Abstract The objective of this study is to design a graphene‐based miRNA transfection drug delivery system for antiresorptive therapy. An efficient nonviral gene delivery system is developed using polyethylenimine (PEI) functionalized graphene oxide (GO) complex loaded with miR‐7b overexpression plasmid. GO‐PEI complex exhibits excellent transfection efficiency within the acceptable range of cytotoxicity. The overexpression of miR‐7b after GO‐PEI‐miR‐7b transfection significantly abrogates osteoclast (OC) fusion and bone resorption activity by hampering the expression of an essential fusogenic molecule dendritic cell‐specific transmembrane protein. However, osteoclastogenesis occurs without cell–cell fusion and preosteoclast (POC) is preserved. Through preservation of POC, GO‐PEI‐miR‐7b transfection promotes mesenchymal stem cell osteogenesis and endothelial progenitor cells angiogenesis in the coculture system.
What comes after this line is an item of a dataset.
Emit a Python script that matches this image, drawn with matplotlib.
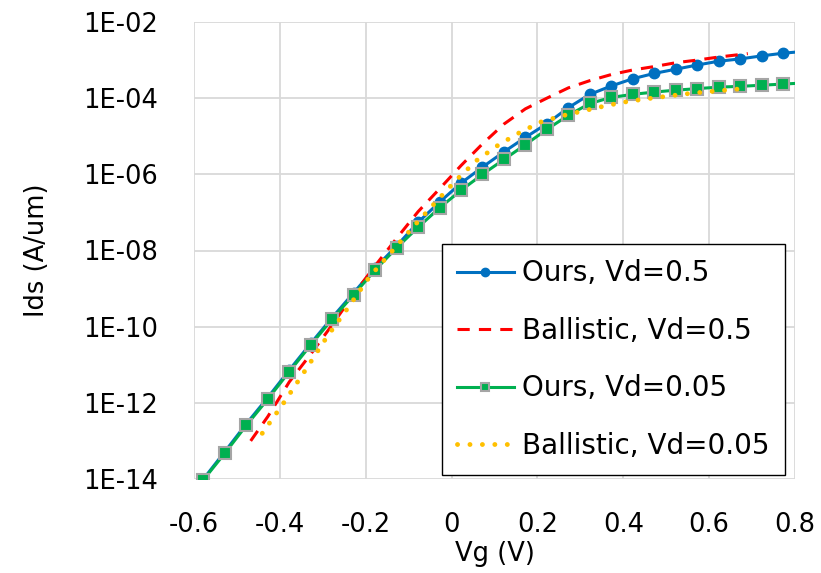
import numpy as np
import matplotlib
matplotlib.use('Agg')
import matplotlib.pyplot as plt
from matplotlib.ticker import FuncFormatter

plt.rcParams['font.family'] = ['DejaVu Sans']

# gate voltage (V) for the simulated curves
vg = [-0.578, -0.528, -0.478, -0.428, -0.378, -0.328, -0.278, -0.228, -0.178, -0.128,
      -0.078, -0.028, 0.022, 0.072, 0.122, 0.172, 0.222, 0.272, 0.322, 0.372,
      0.422, 0.472, 0.522, 0.572, 0.622, 0.672, 0.722, 0.772, 0.822]

# log10(Ids)
ours_05 = [-14.0, -13.28, -12.55, -11.86, -11.14, -10.44, -9.76, -9.11, -8.46, -7.88,
           -7.26, -6.73, -6.23, -5.81, -5.41, -5.03, -4.67, -4.25, -3.90, -3.68,
           -3.49, -3.35, -3.24, -3.13, -3.03, -2.97, -2.89, -2.82, -2.77]
ours_005 = [-14.02, -13.32, -12.59, -11.90, -11.18, -10.48, -9.80, -9.16, -8.51, -7.93,
            -7.39, -6.88, -6.42, -6.0, -5.61, -5.22, -4.82, -4.45, -4.14, -3.98,
            -3.90, -3.84, -3.79, -3.75, -3.71, -3.69, -3.66, -3.63, -3.60]

ball_05_vg = [-0.468, -0.428, -0.378, -0.328, -0.278, -0.228, -0.178, -0.128, -0.078, -0.028,
              0.022, 0.072, 0.122, 0.172, 0.222, 0.272, 0.322, 0.372, 0.422, 0.472,
              0.522, 0.572, 0.622, 0.69]
ball_05 = [-13.0, -12.36, -11.45, -10.72, -9.95, -9.15, -8.40, -7.68, -6.98, -6.38,
           -5.77, -5.2, -4.68, -4.28, -4.0, -3.73, -3.54, -3.38, -3.26, -3.17,
           -3.07, -3.0, -2.92, -2.83]

ball_005_vg = [-0.441, -0.391, -0.341, -0.291, -0.241, -0.191, -0.141, -0.091, -0.041, 0.009,
               0.059, 0.109, 0.159, 0.209, 0.259, 0.309, 0.359, 0.409, 0.459, 0.509,
               0.559, 0.609, 0.669]
ball_005 = [-12.8, -12.0, -11.15, -10.28, -9.50, -8.69, -8.05, -7.40, -6.78, -6.17,
            -5.63, -5.23, -4.90, -4.62, -4.46, -4.33, -4.20, -4.09, -4.01, -3.94,
            -3.87, -3.82, -3.76]

fig = plt.figure(figsize=(8.21, 5.73), dpi=100)
ax = fig.add_axes([194/821, 1-479/573, (795-194)/821, (479-22)/573])

ax.plot(vg, 10**np.array(ours_05), color='#0070c0', lw=2.2, marker='o', ms=7.5,
        label='Ours, Vd=0.5', zorder=3)
ax.plot(ball_05_vg, 10**np.array(ball_05), color='#ff0000', lw=2.2, linestyle=(0, (4, 3)),
        label='Ballistic, Vd=0.5', zorder=4)
ax.plot(vg, 10**np.array(ours_005), color='#00b050', lw=2.2, marker='s', ms=8,
        markerfacecolor='#00b050', markeredgecolor='#a5a5a5', markeredgewidth=1.5,
        label='Ours, Vd=0.05', zorder=5)
ax.plot(ball_005_vg, 10**np.array(ball_005), color='#ffc000', lw=3.5,
        linestyle=(0, (0.01, 2.55)), dash_capstyle='round',
        label='Ballistic, Vd=0.05', zorder=6)

ax.set_yscale('log')
ax.set_xlim(-0.6, 0.8)
ax.set_ylim(1e-14, 1e-2)
ax.set_xticks([-0.6, -0.4, -0.2, 0, 0.2, 0.4, 0.6, 0.8])
ax.set_xticklabels(['-0.6', '-0.4', '-0.2', '0', '0.2', '0.4', '0.6', '0.8'])
ax.set_yticks([1e-14, 1e-12, 1e-10, 1e-8, 1e-6, 1e-4, 1e-2])
ax.yaxis.set_minor_locator(matplotlib.ticker.NullLocator())
ax.yaxis.set_major_formatter(FuncFormatter(lambda v, p: '1E-%02d' % round(-np.log10(v))))
ax.tick_params(length=0, labelsize=18.5, colors='black')
ax.tick_params(axis='y', pad=26)
ax.tick_params(axis='x', pad=24)
ax.grid(True, color='#d9d9d9', lw=1.3)
ax.set_axisbelow(True)
for s in ax.spines.values():
    s.set_visible(False)

ax.set_xlabel('Vg (V)', fontsize=18.5, labelpad=2)
ax.set_ylabel('Ids (A/um)', fontsize=18.5, labelpad=24)

leg = ax.legend(loc='lower right', bbox_to_anchor=(785/821, 1-475/573),
                bbox_transform=fig.transFigure, borderaxespad=0, fontsize=20,
                fancybox=False, framealpha=1, edgecolor='black',
                handlelength=2.05, handletextpad=0.3, labelspacing=1.06,
                borderpad=0.55, markerscale=0.8)
leg.get_frame().set_linewidth(1.0)

fig.savefig('out.png', dpi=100)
Platelet‐derived growth factor‐BB secreted by POC is increased by GO‐PEI‐miR‐7b both in vitro and in vivo. In treating osteoporotic ovariectomized mice, GO‐PEI‐miR‐7b significantly enhances bone mineral density, bone volume as well as bone vascularization through increasing CD31 hi Emcn hi cell number. This study provides a cell–cell fusion targeted miRNA transfection drug delivery strategy in treating bone disorders with excessive osteoclastic bone resorption.